The premise is that someone capable can blast through trivial assignments in no time. Either this is the final proficiency challenge or there are subsequent, harder questions. In the former case, why not see the salary/offer and then decide?
Typically, because one has other opportunities that are no less compelling and where potential employers show respect for candidates' time.
I have a GitHub profile with a lot of code on it and on my resume I highlight projects I've done a lot of work on. "What if faked tho?"--there's literally too much there to be worth faking. If a hiring manager looks at my resume, has the option of going to my GitHub profile, and between the two goes "I'm going to hand him a college-level Java problem because I'm not sure," then there probably isn't a way we're going to work together. And that's okay, on both sides of it; there are a lot of developers who aren't bothered by that kind of low-trust relationship. I am. Not a fit.
(This is in contrast to, for example, asking a question like that during an interview. Interviews are bidirectional, and are showing an investment in the hiring process on the part of the employer. If a card-deck Java problem is worth addressing with my time, then it's worth addressing with your interviewer's time. The contrapositive is also true.)
Personally, I only ever ask people to solve coding/problem-solving questions live. The best experience IMO is when we talk through the problem together, since this approximates what collaborating with this person on real tasks will be like - not very well at all, but about as well as one can do in the amount of time available for a live interview.
However, I do understand where the offline exercise idea comes from - it's not necessarily about lack of respect for candidates' time, but is generally done with the best of intentions in response to feedback, because candidates complain that the interview technical exercise scenario is needlessly artificial: in a live interview candidates do not usually have easy access to their usual tools or Google/Stackoverflow, and many feel pressure and panic from having to code/problemsolve live while someone is watching and feel they would do better if left alone to do the same thing for the same length of time.
Given the incredibly strong feelings either way, perhaps it might not be a terrible idea to let people choose which approach they prefer; but I've never seen any company's hiring do that, though, thinking about it, there really is no good reason why not (provided I still get to talk through the results of the offline exercise with the candidate during the live bit!)
I think this is a good analysis of where the offline idea started from, but in my experience the majority of interviewers who want you to do a "take home" thing are asking you to sign up for a multiple-hour mess of a project. That's where the lack of respect comes from, and the lack of acknowledgment of the market--most people you want to hire are already employed, after all, and time pressure from life is a thing.
Making it an option for somebody who would rather wouldn't be bad, but yeah, as you say, nobody's learning a lot about the other people that way, and they're probably more important.

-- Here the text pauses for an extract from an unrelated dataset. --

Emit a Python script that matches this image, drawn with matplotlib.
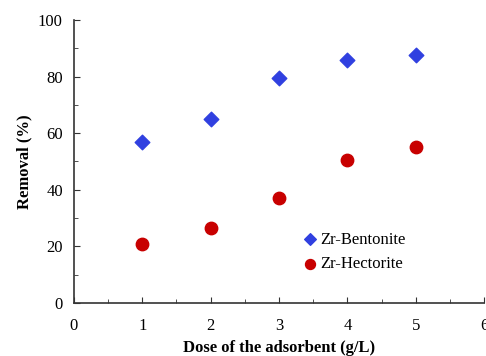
import matplotlib
matplotlib.use('Agg')
import matplotlib.pyplot as plt
from matplotlib.ticker import MultipleLocator

plt.rcParams['font.family'] = ['Liberation Serif', 'DejaVu Serif']

dose = [1, 2, 3, 4, 5]
bentonite = [57, 65, 79.5, 86, 87.5]
hectorite = [21, 26.5, 37, 50.5, 55]

fig = plt.figure(figsize=(4.86, 3.56), dpi=100)
ax = fig.add_axes([0.152, 0.149, 0.844, 0.795])

ax.scatter(dose, bentonite, marker='D', s=55, color='#3040e0', label='Zr-Bentonite', zorder=3)
ax.scatter(dose, hectorite, marker='o', s=80, color='#c80000', label='Zr-Hectorite', zorder=3)

ax.set_xlim(0, 6)
ax.set_ylim(0, 100)
ax.xaxis.set_major_locator(MultipleLocator(1))
ax.xaxis.set_minor_locator(MultipleLocator(0.5))
ax.yaxis.set_major_locator(MultipleLocator(20))
ax.yaxis.set_minor_locator(MultipleLocator(10))
ax.tick_params(which='both', direction='in', labelsize=12, color='#333333')
ax.tick_params(which='major', length=4)
ax.tick_params(which='minor', length=3)
ax.tick_params(axis='x', pad=11)
ax.tick_params(axis='y', pad=8)

for s in ['top', 'right']:
    ax.spines[s].set_visible(False)
for s in ['left', 'bottom']:
    ax.spines[s].set_color('#333333')
    ax.spines[s].set_linewidth(1.2)

ax.set_xlabel('Dose of the adsorbent (g/L)', fontsize=12, fontweight='bold', labelpad=4)
ax.set_ylabel('Removal (%)', fontsize=12, fontweight='bold', labelpad=4)

ax.legend(loc='lower left', bbox_to_anchor=(0.54, 0.08), frameon=False, fontsize=12,
          handlelength=0.8, handletextpad=0.2, labelspacing=0.5, markerscale=0.8, borderpad=0)

fig.savefig('out.png', dpi=100)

(The OP's card deck problem is just faintly ridiculous and a bad allocation of the candidate's time, and I assume there are more hoops to jump through afterwards.)
> If a hiring manager looks at my resume, has the option of going to my GitHub profile, and between the two goes "I'm going to hand him a college-level Java problem because I'm not sure,"
I know we're talking hypotheticals. I get your position 100%, and good for you.
My view is that I'd tell you that
1. I've seen your Github profile
2. However, I didn't have time to go through your entire Github profile looking at your efficiency and productivity. I want to do a quick, ad-hoc programming exercise to see how fast you operate on basic tasks (which #1 doesn't readily address). I expect you to crush it really fast and this is the only coding exercise I'll have you do.
To me, that doesn't seem unreasonable if I'm upfront about expectations. Your response will also say a lot about you (not necessarily negative, but for fit).
These requirements come up because someone always slips through diligence. While you might be getting punished, interviewers are trying to de-risk candidates as much (and as fast) as possible.
> I want to do a quick, ad-hoc programming exercise to see how fast you operate on basic tasks (which #1 doesn't readily address).
Right. And to do so in good faith, this absolutely can and should be a collaborative exercise with an interviewer. It demonstrates that the employer has skin in the game and isn't body-shopping. Once you're out of junior/low-mid hiring, this is really, really important to getting quality candidates to go through your funnel.
> interviewers are trying to de-risk candidates as much (and as fast) as possible.
Of course they are. They should also be aware of the tradeoffs in doing so.
Yes.
But I think there's a reasonable upper limit to the amount of time a company can expect someone to spend on a job opportunity.
If they're burning an appreciable amount of that time on a trivial coding exercise, that's not great.